My concern on pricing might simply be a fear of charging to much. I have always gone on the principle of always raise pricing. In fact our strategy calls for a price increase every 6 months until we hit our target quarterly price.

That said the strategy in that sense may be flawed. Large studios are using the libraries considerably more and thus saving more over. I’ll need to rethink that.

Why not just unbundle the libraries? Instead of charging 75/quarter for the whole package, how about charging instead 75/quarter/library? If indeed most people are using just one of the libraries, than you’ve already validated that people are willing to pay that much for a single library.

Interesting challenge! I recently moved my deployed PHP module to the SaaS (love the SaaS) in part to avoid some of the issues that you’re facing. I know that’s not an option for actual libraries though.

I’m curious - what do some of the leading library vendors do?

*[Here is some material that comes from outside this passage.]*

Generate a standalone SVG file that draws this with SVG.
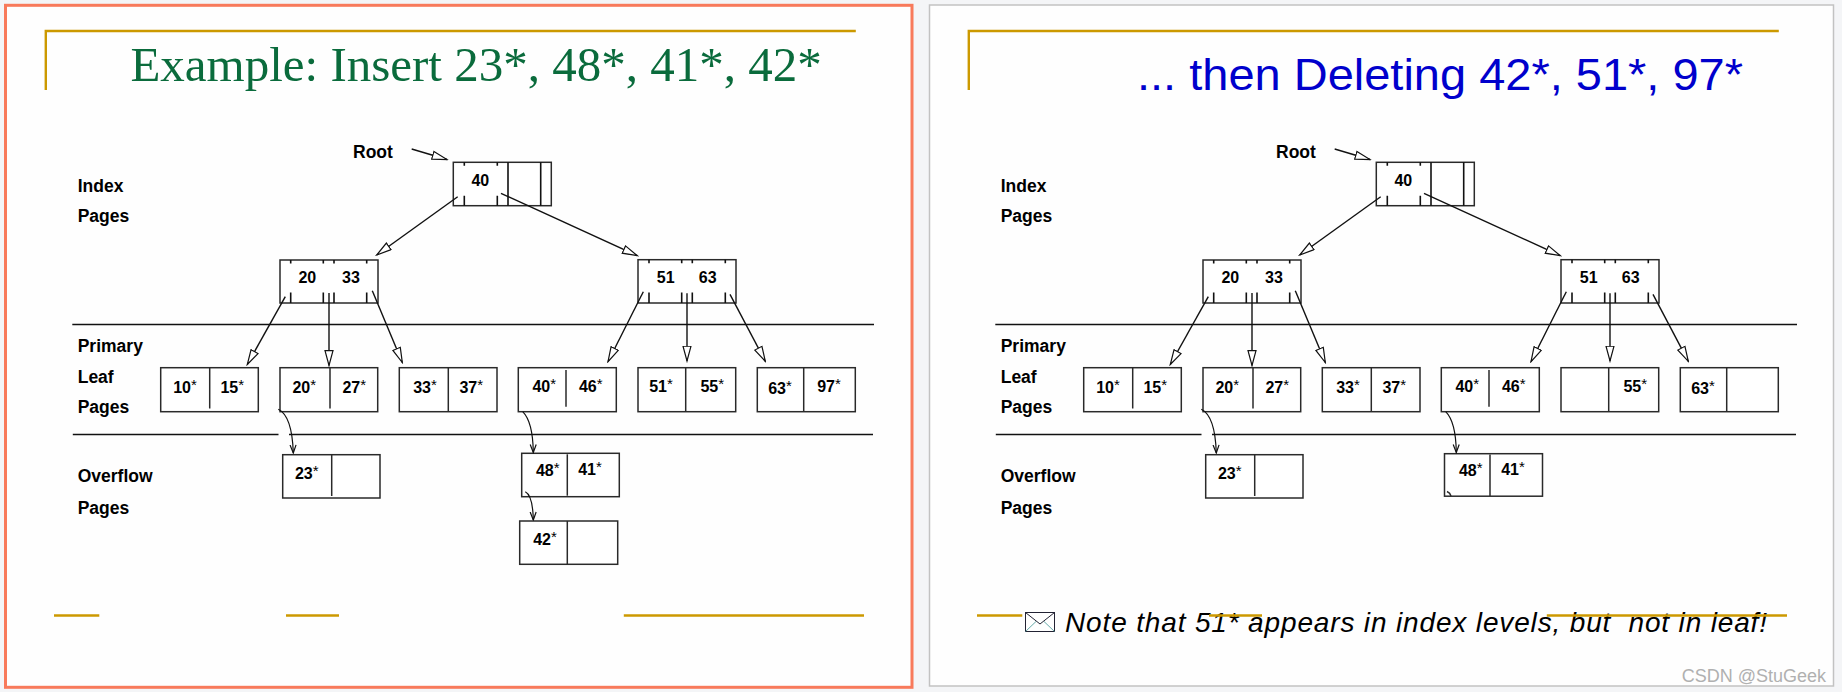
<svg xmlns="http://www.w3.org/2000/svg" width="1842" height="692" viewBox="0 0 1842 692">
<style>
.box{fill:#fff;stroke:#2a2a2a;stroke-width:1.5}
.ln{stroke:#2a2a2a;stroke-width:1.5;fill:none}
.tk{stroke:#111;stroke-width:1.6}
.sep{stroke:#111;stroke-width:1.6}
.lbl{font-family:"Liberation Sans",Arial,sans-serif;font-weight:bold;font-size:17.5px;fill:#000}
.num{font-family:"Liberation Sans",Arial,sans-serif;font-weight:bold;font-size:16px;text-anchor:middle;fill:#000}
.ast{font-weight:normal;font-size:15px;baseline-shift:3px}
.gold{stroke:#cc9900;stroke-width:2.4}
.arr{stroke:#111;stroke-width:1.4;fill:none;marker-end:url(#tri)}
.carr{stroke:#111;stroke-width:1.2;fill:none;marker-end:url(#vee)}
</style>
<defs>
<marker id="tri" markerUnits="userSpaceOnUse" markerWidth="17" markerHeight="11" refX="15.5" refY="5" orient="auto" viewBox="0 0 17 11"><path d="M0.7,1 L15.5,5 L0.7,9 z" fill="#fff" stroke="#111" stroke-width="1.2"/></marker>
<marker id="vee" markerUnits="userSpaceOnUse" markerWidth="10" markerHeight="8" refX="8.5" refY="3.5" orient="auto" viewBox="0 0 10 8"><path d="M0.5,0.5 L8.5,3.5 L0.5,6.5" fill="none" stroke="#111" stroke-width="1.2"/></marker>
</defs>
<rect x="0" y="0" width="1842" height="692" fill="#f4f5f7"/>
<rect id="left-panel" x="5.5" y="5.3" width="906.5" height="682" fill="#fefefe" stroke="#f87a5b" stroke-width="3"/>
<rect id="right-panel" x="929.5" y="5" width="904" height="681" fill="#fefefe" stroke="#c2c2c2" stroke-width="1.5"/>

<!-- titles and slide decorations -->
<g id="left-title">
<path class="gold" d="M45.8,90 V31 H855.8" fill="none"/>
<text x="130.4" y="81" font-family="Liberation Serif, Times New Roman, serif" font-size="49" fill="#0a6b3c">Example: Insert 23*, 48*, 41*, 42*</text>
</g>
<g id="right-title">
<path class="gold" d="M968.8,90 V31 H1778.8" fill="none"/>
<text x="1137" y="90" font-family="Liberation Sans, Arial, sans-serif" font-size="45" fill="#0000cc" textLength="606" lengthAdjust="spacingAndGlyphs">... then Deleting 42*, 51*, 97*</text>
</g>

<!-- LEFT DIAGRAM -->
<g id="left-labels" class="lbl">
<text x="353" y="158">Root</text>
<text x="77.7" y="191.7">Index</text>
<text x="77.7" y="221.7">Pages</text>
<text x="77.7" y="351.7">Primary</text>
<text x="77.7" y="382.7">Leaf</text>
<text x="77.7" y="413.3">Pages</text>
<text x="77.7" y="482">Overflow</text>
<text x="77.7" y="513.5">Pages</text>
</g>
<g id="left-separators">
<line class="sep" x1="72.3" y1="324.5" x2="874" y2="324.5"/>
<line class="sep" x1="72.8" y1="434.5" x2="278.5" y2="434.5"/>
<line class="sep" x1="289" y1="434.5" x2="873" y2="434.5"/>
</g>

<g id="L-root">
<rect class="box" x="453.3" y="162.3" width="98" height="43.4"/>
<path class="tk" d="M464.3,162.3v3.4M497.3,162.3v3.4M464.3,195.7v10M497.3,195.7v10M508,162.3v43.4M540.7,162.3v43.4"/>
<text class="num" x="480.3" y="185.7">40</text>
</g>
<g id="L-idx-20-33">
<rect class="box" x="280" y="260" width="98" height="43"/>
<path class="tk" d="M290.7,260v3.5M323.3,260v3.5M334,260v3.5M366.7,260v3.5M290.7,292.5v10.5M323.3,292.5v10.5M334,292.5v10.5M366.7,292.5v10.5"/>
<text class="num" x="307.3" y="283.3">20</text>
<text class="num" x="351" y="283.3">33</text>
</g>
<g id="L-idx-51-63">
<rect class="box" x="638" y="259.7" width="98" height="43.3"/>
<path class="tk" d="M649,259.7v3.5M681.7,259.7v3.5M692.3,259.7v3.5M725.3,259.7v3.5M649,292.5v10.5M681.7,292.5v10.5M692.3,292.5v10.5M725.3,292.5v10.5"/>
<text class="num" x="665.7" y="283.3">51</text>
<text class="num" x="707.7" y="283.3">63</text>
</g>

<g id="L-leaf-10-15">
<rect class="box" x="160.7" y="367.7" width="97.6" height="44"/>
<line class="ln" x1="209.7" y1="367.7" x2="209.7" y2="408.5"/>
<text class="num" x="185" y="393.3">10<tspan class="ast">*</tspan></text>
<text class="num" x="232.3" y="393.3">15<tspan class="ast">*</tspan></text>
</g>
<g id="L-leaf-20-27">
<rect class="box" x="280" y="367.7" width="97.7" height="44"/>
<line class="ln" x1="330" y1="367.7" x2="330" y2="408.5"/>
<text class="num" x="304.3" y="393.3">20<tspan class="ast">*</tspan></text>
<text class="num" x="354.3" y="393.3">27<tspan class="ast">*</tspan></text>
</g>
<g id="L-leaf-33-37">
<rect class="box" x="399.3" y="367.7" width="97.7" height="44"/>
<line class="ln" x1="448.3" y1="367.7" x2="448.3" y2="411.7"/>
<text class="num" x="425" y="393.3">33<tspan class="ast">*</tspan></text>
<text class="num" x="471.3" y="393.3">37<tspan class="ast">*</tspan></text>
</g>
<g id="L-leaf-40-46">
<rect class="box" x="518.3" y="367.7" width="98" height="44"/>
<line class="ln" x1="566" y1="370" x2="566" y2="406.7"/>
<text class="num" x="544.3" y="392.3">40<tspan class="ast">*</tspan></text>
<text class="num" x="590.7" y="391.7">46<tspan class="ast">*</tspan></text>
</g>
<g id="L-leaf-51-55">
<rect class="box" x="638" y="367.7" width="97.7" height="44"/>
<line class="ln" x1="685.7" y1="367.7" x2="685.7" y2="411.7"/>
<text class="num" x="661" y="392.3">51<tspan class="ast">*</tspan></text>
<text class="num" x="712.3" y="391.7">55<tspan class="ast">*</tspan></text>
</g>
<g id="L-leaf-63-97">
<rect class="box" x="757.3" y="367.7" width="98" height="44"/>
<line class="ln" x1="803.7" y1="367.7" x2="803.7" y2="411.7"/>
<text class="num" x="780" y="394">63<tspan class="ast">*</tspan></text>
<text class="num" x="829" y="392">97<tspan class="ast">*</tspan></text>
</g>
<g id="L-ovf-23">
<rect class="box" x="282.7" y="454.7" width="97.3" height="43.3"/>
<line class="ln" x1="331.7" y1="454.7" x2="331.7" y2="496"/>
<text class="num" x="306.7" y="479.3">23<tspan class="ast">*</tspan></text>
</g>
<g id="L-ovf-48-41">
<rect class="box" x="521.7" y="453.3" width="97.6" height="43.4"/>
<line class="ln" x1="567.3" y1="454.3" x2="567.3" y2="495.7"/>
<text class="num" x="547.7" y="475.5">48<tspan class="ast">*</tspan></text>
<text class="num" x="590" y="475">41<tspan class="ast">*</tspan></text>
</g>
<g id="L-ovf-42">
<rect class="box" x="519.7" y="521" width="98" height="43.3"/>
<line class="ln" x1="567.3" y1="521" x2="567.3" y2="564.3"/>
<text class="num" x="545" y="545">42<tspan class="ast">*</tspan></text>
</g>

<g id="L-connectors">
<path class="arr" d="M411.7,149 L447,159.5"/>
<path class="arr" d="M457.7,196.7 L376.7,255"/>
<path class="arr" d="M501,193.3 L637.3,255.7"/>
<path class="arr" d="M285.3,296.7 L247.3,364.5"/>
<path class="arr" d="M329,293 L329,365.5"/>
<path class="arr" d="M372.3,290.7 L402.3,362.5"/>
<path class="arr" d="M643.3,291.7 L608,361.7"/>
<path class="arr" d="M687,293.3 L687,361"/>
<path class="arr" d="M730,294.3 L765.3,361.3"/>
<path class="carr" d="M278.3,409.3 C288,414 292.5,428 293.3,453"/>
<path class="carr" d="M522.7,411.7 C529,418 533,430 533.3,452.5"/>
<path class="carr" d="M525.3,491.7 C530,494 533,505 533.3,520"/>
</g>

<g id="left-footer">
<line class="gold" x1="54" y1="615.5" x2="99.3" y2="615.5"/>
<line class="gold" x1="286" y1="615.5" x2="339" y2="615.5"/>
<line class="gold" x1="623.8" y1="615.5" x2="864" y2="615.5"/>
</g>

<!-- RIGHT DIAGRAM (offset +923) -->
<g id="right-labels" class="lbl">
<text x="1276" y="158">Root</text>
<text x="1000.7" y="191.7">Index</text>
<text x="1000.7" y="221.7">Pages</text>
<text x="1000.7" y="351.7">Primary</text>
<text x="1000.7" y="382.7">Leaf</text>
<text x="1000.7" y="413.3">Pages</text>
<text x="1000.7" y="482">Overflow</text>
<text x="1000.7" y="513.5">Pages</text>
</g>
<g id="right-separators">
<line class="sep" x1="995.3" y1="324.5" x2="1797" y2="324.5"/>
<line class="sep" x1="995.8" y1="434.5" x2="1201.5" y2="434.5"/>
<line class="sep" x1="1212" y1="434.5" x2="1796" y2="434.5"/>
</g>

<g id="R-root">
<rect class="box" x="1376.3" y="162.3" width="98" height="43.4"/>
<path class="tk" d="M1387.3,162.3v3.4M1420.3,162.3v3.4M1387.3,195.7v10M1420.3,195.7v10M1431,162.3v43.4M1463.7,162.3v43.4"/>
<text class="num" x="1403.3" y="185.7">40</text>
</g>
<g id="R-idx-20-33">
<rect class="box" x="1203" y="260" width="98" height="43"/>
<path class="tk" d="M1213.7,260v3.5M1246.3,260v3.5M1257,260v3.5M1289.7,260v3.5M1213.7,292.5v10.5M1246.3,292.5v10.5M1257,292.5v10.5M1289.7,292.5v10.5"/>
<text class="num" x="1230.3" y="283.3">20</text>
<text class="num" x="1274" y="283.3">33</text>
</g>
<g id="R-idx-51-63">
<rect class="box" x="1561" y="259.7" width="98" height="43.3"/>
<path class="tk" d="M1572,259.7v3.5M1604.7,259.7v3.5M1615.3,259.7v3.5M1648.3,259.7v3.5M1572,292.5v10.5M1604.7,292.5v10.5M1615.3,292.5v10.5M1648.3,292.5v10.5"/>
<text class="num" x="1588.7" y="283.3">51</text>
<text class="num" x="1630.7" y="283.3">63</text>
</g>

<g id="R-leaf-10-15">
<rect class="box" x="1083.7" y="367.7" width="97.6" height="44"/>
<line class="ln" x1="1132.7" y1="367.7" x2="1132.7" y2="408.5"/>
<text class="num" x="1108" y="393.3">10<tspan class="ast">*</tspan></text>
<text class="num" x="1155.3" y="393.3">15<tspan class="ast">*</tspan></text>
</g>
<g id="R-leaf-20-27">
<rect class="box" x="1203" y="367.7" width="97.7" height="44"/>
<line class="ln" x1="1253" y1="367.7" x2="1253" y2="408.5"/>
<text class="num" x="1227.3" y="393.3">20<tspan class="ast">*</tspan></text>
<text class="num" x="1277.3" y="393.3">27<tspan class="ast">*</tspan></text>
</g>
<g id="R-leaf-33-37">
<rect class="box" x="1322.3" y="367.7" width="97.7" height="44"/>
<line class="ln" x1="1371.3" y1="367.7" x2="1371.3" y2="411.7"/>
<text class="num" x="1348" y="393.3">33<tspan class="ast">*</tspan></text>
<text class="num" x="1394.3" y="393.3">37<tspan class="ast">*</tspan></text>
</g>
<g id="R-leaf-40-46">
<rect class="box" x="1441.3" y="367.7" width="98" height="44"/>
<line class="ln" x1="1489" y1="370" x2="1489" y2="406.7"/>
<text class="num" x="1467.3" y="392.3">40<tspan class="ast">*</tspan></text>
<text class="num" x="1513.7" y="391.7">46<tspan class="ast">*</tspan></text>
</g>
<g id="R-leaf-55">
<rect class="box" x="1561" y="367.7" width="97.7" height="44"/>
<line class="ln" x1="1608.7" y1="367.7" x2="1608.7" y2="411.7"/>
<text class="num" x="1635.3" y="391.7">55<tspan class="ast">*</tspan></text>
</g>
<g id="R-leaf-63">
<rect class="box" x="1680.3" y="367.7" width="98" height="44"/>
<line class="ln" x1="1726.7" y1="367.7" x2="1726.7" y2="411.7"/>
<text class="num" x="1703" y="394">63<tspan class="ast">*</tspan></text>
</g>
<g id="R-ovf-23">
<rect class="box" x="1205.7" y="454.7" width="97.3" height="43.3"/>
<line class="ln" x1="1254.7" y1="454.7" x2="1254.7" y2="496"/>
<text class="num" x="1229.7" y="479.3">23<tspan class="ast">*</tspan></text>
</g>
<g id="R-ovf-48-41">
<rect class="box" x="1444.5" y="453.7" width="98" height="42.5"/>
<line class="ln" x1="1490" y1="454.5" x2="1490" y2="496"/>
<text class="num" x="1470.7" y="475.5">48<tspan class="ast">*</tspan></text>
<text class="num" x="1513" y="475">41<tspan class="ast">*</tspan></text>
</g>

<g id="R-connectors">
<path class="arr" d="M1334.7,149 L1370,159.5"/>
<path class="arr" d="M1380.7,196.7 L1299.7,255"/>
<path class="arr" d="M1424,193.3 L1560.3,255.7"/>
<path class="arr" d="M1208.3,296.7 L1170.3,364.5"/>
<path class="arr" d="M1252,293 L1252,365.5"/>
<path class="arr" d="M1295.3,290.7 L1325.3,362.5"/>
<path class="arr" d="M1566.3,291.7 L1531,361.7"/>
<path class="arr" d="M1610,293.3 L1610,361"/>
<path class="arr" d="M1653,294.3 L1688.3,361.3"/>
<path class="carr" d="M1201.3,409.3 C1211,414 1215.5,428 1216.3,453"/>
<path class="carr" d="M1445.7,411.7 C1452,418 1456,430 1456.3,452.5"/>
<path class="ln" stroke-width="1.1" d="M1447,491.5 C1449,492.3 1450.5,494 1451,496"/>
</g>

<g id="note">
<g id="envelope-icon" fill="none" stroke="#223" stroke-width="1">
<rect x="1025.5" y="612.5" width="29" height="19" fill="#fff"/>
<path d="M1025.5,612.5 L1040,624 L1054.5,612.5"/>
<path d="M1025.5,631.5 L1036,621.5 M1054.5,631.5 L1044,621.5" stroke="#6aa"/>
</g>
<text x="1065" y="631.7" font-family="Liberation Sans, Arial, sans-serif" font-style="italic" font-size="28" fill="#000" textLength="702" xml:space="preserve">Note that 51* appears in index levels, but  not in leaf!</text>
</g>

<g id="right-footer">
<line class="gold" x1="977" y1="615.5" x2="1022.3" y2="615.5"/>
<line class="gold" x1="1209" y1="615.5" x2="1262" y2="615.5"/>
<line class="gold" x1="1546.8" y1="615.5" x2="1787" y2="615.5"/>
</g>

<text id="watermark" x="1681.7" y="681.7" font-family="Liberation Sans, Arial, sans-serif" font-size="18" fill="#b0b0b0">CSDN @StuGeek</text>
</svg>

I don’t really know much about paid library vendors.

Don’t you already trust that people will keep paying the subscription as long as they use the libraries, instead of paying one month, downloading them, and then keep using them but cancelling their subscription? Do you have any way to protect against that? If not, what’s the difference in trust model?

Now, about your pricing question, while I don’t have any specific thoughts about the “one off sale” (I feel I’d be doing too much guessing, and I completely don’t know your audience or business), but I do think you could offer two subscription options:

Option 1: get the one library you want for $25/month.
Option 2: get all libraries for your current $75/month.

This would:

  1. Give people who only want one library (or two) a cheaper option.
  2. Change people’s purchasing frame of mind from “should I subscribe to this service?” to “which option should I choose from?”
  3. Make your current $75 subscription look like a bargain.

I believe some theme library shop (WooThemes or ThemeForest I think) offer this model. When I went to buy the 1 theme I wanted, I ended up buying them all even though it was something like 3-4x the price, because it felt like a bargain :slight_smile: Needles to say, I never even used those extra themes.

Also, as someone said before, maybe you could offer a subset of your less popular libraries for free, as long as people create an account on your service. This would give you a very good source of leads to pitch your paid libraries, both current ones and new ones you add to your catalog.

Hi All,

Can’t thank you enough for the perspectives. I think we came up with a pretty good model and once I finalize my thoughts on it will let you all know what we decided.

Cheers!

I read this sentance twice before I realized it says nothing about LTV.

Then what is the LTV? 1500? 2500? A price like that is not considered high for any serious development. It is a cost of a few days of development (max).

I was always thinking that subscription model is a Graal, because the buyers end up paying much more than they would in a one-time transaction. You, apparently, are trying to go in the opposite direction? I suspect it would cause losses.

Agreed. Bundles produce a powerful signal to the buyer that the value of the package far exceeds the price. If you unbundle, you lose that signal. You’ve already established that your users LIKE the bundle, the question is how you can you repackage things a bit to increase your revenue on them.

You’ll always have two kinds of users:

  • Cheapskates looking to pay the bare minimum (these are not your best customers, nor do they provide great value)
  • Ones who value their time and want to maximize their bang for the buck (these are your best ones, are willing to fork out money when it makes sense, and should make up the bulk of your revenue (>50%))

The single/bundle option satisfies both.